Saturday, December 13, 2008

Don’t just do something, Stand there!

In some cases, the urge to “just do something” in the midst of a crisis can be overwhelming; but sometimes the urge should be resisted. This advice is cogent in the present environment where each day brings a more urgent doomsday alert. The financial industry is on the verge of collapse, we must give them unrestricted access to $700 Billion! The auto industry is on the verge of a meltdown, we must give them additional loans of $35 Billion. The health care system is at risk, we must invest at least $10 Billion taxpayer dollars to increase payments to health insurers! In each case, the plea for infusion of tax dollars is plausible and nearly hysterical. Eager to curry favor with both constituents and lobbyists, members of Congress have been lining up to dole out resources from the already strained public treasury in order to show that they are “responsive” in a crisis.

In certain circumstances, it is better to step back and read the situation more broadly before reacting to the “Chicken Little” cries for salvation. Weeks and months after the dire warnings of collapse of the financial industry, the industry remains in place with the shakeout of a few particularly poor performers. Some would argue that the normal operation of the market should eliminate the weaker performers. In any event, the “bailout” seems to have resulted in three things that were not among the objectives of the legislative kneejerk reaction.

The first was evidence of large bonuses and lavish “retreats” for industry executives. This “feel good” gesture for the same executive who ran the industry to near collapse seems, at best, a little odd and poorly timed. The second was the use of bailout funds by certain recipient financial enterprises to purchase their weakened competitors. This amounts to a federally subsidized “turkey shoot” in which taxpayer dollars were used to help banks favored by the Bush Administration capitalize on the crisis and eliminate competition from other banks who perhaps had not been as generous in their campaign contributions to the GOP of late. The third interesting result is that credit is still virtually frozen and the banks are hoarding the taxpayer funds. In other words, taxpayer funds were used to make the banks healthier so that they would open credit to aid consumers and businesses. The money was actually used to make the banks healthier, but the public benefit of the expenditure seems to have gotten stalled somewhere.

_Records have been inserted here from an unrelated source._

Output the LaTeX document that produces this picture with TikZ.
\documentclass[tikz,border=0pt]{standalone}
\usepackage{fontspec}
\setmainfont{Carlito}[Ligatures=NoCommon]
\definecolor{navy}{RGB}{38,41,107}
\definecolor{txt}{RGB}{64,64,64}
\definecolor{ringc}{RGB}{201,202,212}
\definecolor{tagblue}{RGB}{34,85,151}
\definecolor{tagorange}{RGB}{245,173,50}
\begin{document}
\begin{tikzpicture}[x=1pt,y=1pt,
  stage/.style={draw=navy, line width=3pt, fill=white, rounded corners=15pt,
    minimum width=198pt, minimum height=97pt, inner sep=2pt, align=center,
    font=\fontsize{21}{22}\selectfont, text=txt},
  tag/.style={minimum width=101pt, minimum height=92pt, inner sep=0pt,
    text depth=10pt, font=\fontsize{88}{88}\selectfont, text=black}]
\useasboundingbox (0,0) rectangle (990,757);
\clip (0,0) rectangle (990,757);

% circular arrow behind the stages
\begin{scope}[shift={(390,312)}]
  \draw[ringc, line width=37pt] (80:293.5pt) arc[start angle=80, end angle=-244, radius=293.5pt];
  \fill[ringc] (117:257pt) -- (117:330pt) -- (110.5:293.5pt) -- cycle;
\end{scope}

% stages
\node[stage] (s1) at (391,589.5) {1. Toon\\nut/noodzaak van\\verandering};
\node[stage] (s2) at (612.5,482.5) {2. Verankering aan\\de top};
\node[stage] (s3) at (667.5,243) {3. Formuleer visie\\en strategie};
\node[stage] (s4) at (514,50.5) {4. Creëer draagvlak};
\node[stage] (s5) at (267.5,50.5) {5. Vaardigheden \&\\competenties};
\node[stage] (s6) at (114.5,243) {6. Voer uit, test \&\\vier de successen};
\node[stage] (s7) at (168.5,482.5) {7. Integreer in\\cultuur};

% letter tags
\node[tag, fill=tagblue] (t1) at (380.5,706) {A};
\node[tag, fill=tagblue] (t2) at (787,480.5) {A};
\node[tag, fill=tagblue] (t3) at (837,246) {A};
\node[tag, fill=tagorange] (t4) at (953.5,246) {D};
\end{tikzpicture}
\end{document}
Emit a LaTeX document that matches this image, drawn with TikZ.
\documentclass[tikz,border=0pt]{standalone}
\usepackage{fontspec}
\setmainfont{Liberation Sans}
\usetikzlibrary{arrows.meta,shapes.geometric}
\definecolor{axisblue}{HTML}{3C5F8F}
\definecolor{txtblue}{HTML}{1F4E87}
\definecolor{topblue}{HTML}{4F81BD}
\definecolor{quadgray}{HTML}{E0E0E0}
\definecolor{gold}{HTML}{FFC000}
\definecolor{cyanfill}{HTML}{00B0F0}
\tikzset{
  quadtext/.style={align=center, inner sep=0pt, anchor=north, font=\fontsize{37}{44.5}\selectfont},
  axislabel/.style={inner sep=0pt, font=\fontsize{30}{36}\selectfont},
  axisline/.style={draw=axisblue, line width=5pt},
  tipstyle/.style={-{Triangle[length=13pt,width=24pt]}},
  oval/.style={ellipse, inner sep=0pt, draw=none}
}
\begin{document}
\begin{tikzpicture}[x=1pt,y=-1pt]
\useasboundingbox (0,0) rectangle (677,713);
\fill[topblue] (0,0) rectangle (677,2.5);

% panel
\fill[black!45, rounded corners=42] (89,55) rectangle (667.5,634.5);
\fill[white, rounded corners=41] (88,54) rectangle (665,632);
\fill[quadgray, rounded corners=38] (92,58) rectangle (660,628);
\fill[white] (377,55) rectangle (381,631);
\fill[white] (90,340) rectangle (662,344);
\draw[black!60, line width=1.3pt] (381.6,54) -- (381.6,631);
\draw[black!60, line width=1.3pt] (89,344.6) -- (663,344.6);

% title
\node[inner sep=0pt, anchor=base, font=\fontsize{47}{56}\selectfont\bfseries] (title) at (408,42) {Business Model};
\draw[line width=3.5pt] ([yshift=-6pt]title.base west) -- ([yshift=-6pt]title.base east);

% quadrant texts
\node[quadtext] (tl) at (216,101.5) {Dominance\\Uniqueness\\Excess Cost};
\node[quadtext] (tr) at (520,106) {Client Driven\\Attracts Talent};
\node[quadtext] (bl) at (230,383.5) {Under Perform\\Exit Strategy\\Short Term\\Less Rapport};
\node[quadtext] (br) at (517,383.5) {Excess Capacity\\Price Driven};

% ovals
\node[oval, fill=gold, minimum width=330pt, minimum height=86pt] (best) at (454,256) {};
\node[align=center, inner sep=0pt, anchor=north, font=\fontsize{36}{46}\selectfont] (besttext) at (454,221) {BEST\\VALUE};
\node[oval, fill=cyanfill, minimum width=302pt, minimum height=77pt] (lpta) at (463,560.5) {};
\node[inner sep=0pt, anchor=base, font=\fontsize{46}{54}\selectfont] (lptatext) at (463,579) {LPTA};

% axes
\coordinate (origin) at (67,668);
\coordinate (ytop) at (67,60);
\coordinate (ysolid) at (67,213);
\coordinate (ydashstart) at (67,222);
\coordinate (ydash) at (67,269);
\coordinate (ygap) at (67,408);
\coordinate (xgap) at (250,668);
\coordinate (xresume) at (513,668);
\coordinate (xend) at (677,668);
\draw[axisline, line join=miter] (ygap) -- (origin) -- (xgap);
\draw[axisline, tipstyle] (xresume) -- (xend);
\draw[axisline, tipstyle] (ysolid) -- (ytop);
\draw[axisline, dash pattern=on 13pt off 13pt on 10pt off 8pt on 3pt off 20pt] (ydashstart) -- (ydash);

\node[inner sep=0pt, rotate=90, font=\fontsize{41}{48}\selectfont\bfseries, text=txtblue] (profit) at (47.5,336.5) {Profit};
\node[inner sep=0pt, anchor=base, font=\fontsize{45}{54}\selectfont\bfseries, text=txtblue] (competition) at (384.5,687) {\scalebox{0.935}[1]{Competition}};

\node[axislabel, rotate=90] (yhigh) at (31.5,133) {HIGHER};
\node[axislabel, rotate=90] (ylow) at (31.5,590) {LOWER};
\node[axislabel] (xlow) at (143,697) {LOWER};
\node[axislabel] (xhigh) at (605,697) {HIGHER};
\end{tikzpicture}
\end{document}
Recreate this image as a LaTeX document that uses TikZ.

So the reluctance of some in Congress to rush bailout funding for the auto industry is perhaps fortuitous. Don’t think for a moment that the objectors are doing so completely out of logic and a sudden fealty to their obligation of public stewardship. Reasons for opposition include a desire to see the US Big Three auto manufacturers in bankruptcy in order to advantage Japanese auto companies like Toyota and Honda that have plants in the legislator’s district. More cynical politicians want to prevent a bailout that appears to be Democratic Party driven, and by blocking Congressional action they can force the Bush Administration to use other bailout funds to help the automakers, a GOP driven solution. The result, however, is the same. The delay in a rush for bailout has allowed time to debate whether and under what conditions such public involvement should proceed. The delay and debate should be seen as beneficial. There needs to be a discussion of the “conditions” that should be placed on any public investment to prevent the same sort of fraud that has accompanied the finance industry bailout.

Ultimately, there should be some form of aid to the auto industry. Such aid should be strictly limited and highly conditioned to assure not only that the industry survives the current crisis, but also that there is a substantial and lasting change in the direction and management of the companies. However, the idea of handing over billions of dollars in taxpayer funds to prop up failed and intransigent management would be foolish. If considered with a calm and logical disposition, the requisite intervention would be viewed as similar to a conservatorship. In such cases, management who had run the enterprise into the ground would be dismissed and executives with experience in turning businesses around would be brought in. The proposals currently being floated would leave current management in place and require the reduction of wages and benefits of the auto workers.

Some adjustment of labor costs seems logical in light of the differential between Big Three costs and those of the Japanese automakers. However, it is also possible that a large part of the economic difficulties faced by the US automakers, i.e. drop in sales, could be due to the production of the wrong types of vehicles. That would point to failure of management strategy at least as much as labor costs as contributing factors. Any sound strategy for rescue of the auto industry would require a carefully considered and thorough examination of the restructuring needed to turn the companies. This rationale supports, in theory at least, legislators suggesting that a combination of Bankruptcy reorganization with guaranteed public loan support for a renovated would be more prudent. The idea and argument that consumers would refuse to buy vehicles, if priced properly, from a company that is being reorganized to function more competitively seems doubtful. It is so doubtful that one wonders why additional “independent” of consumer opinion have not been conducted.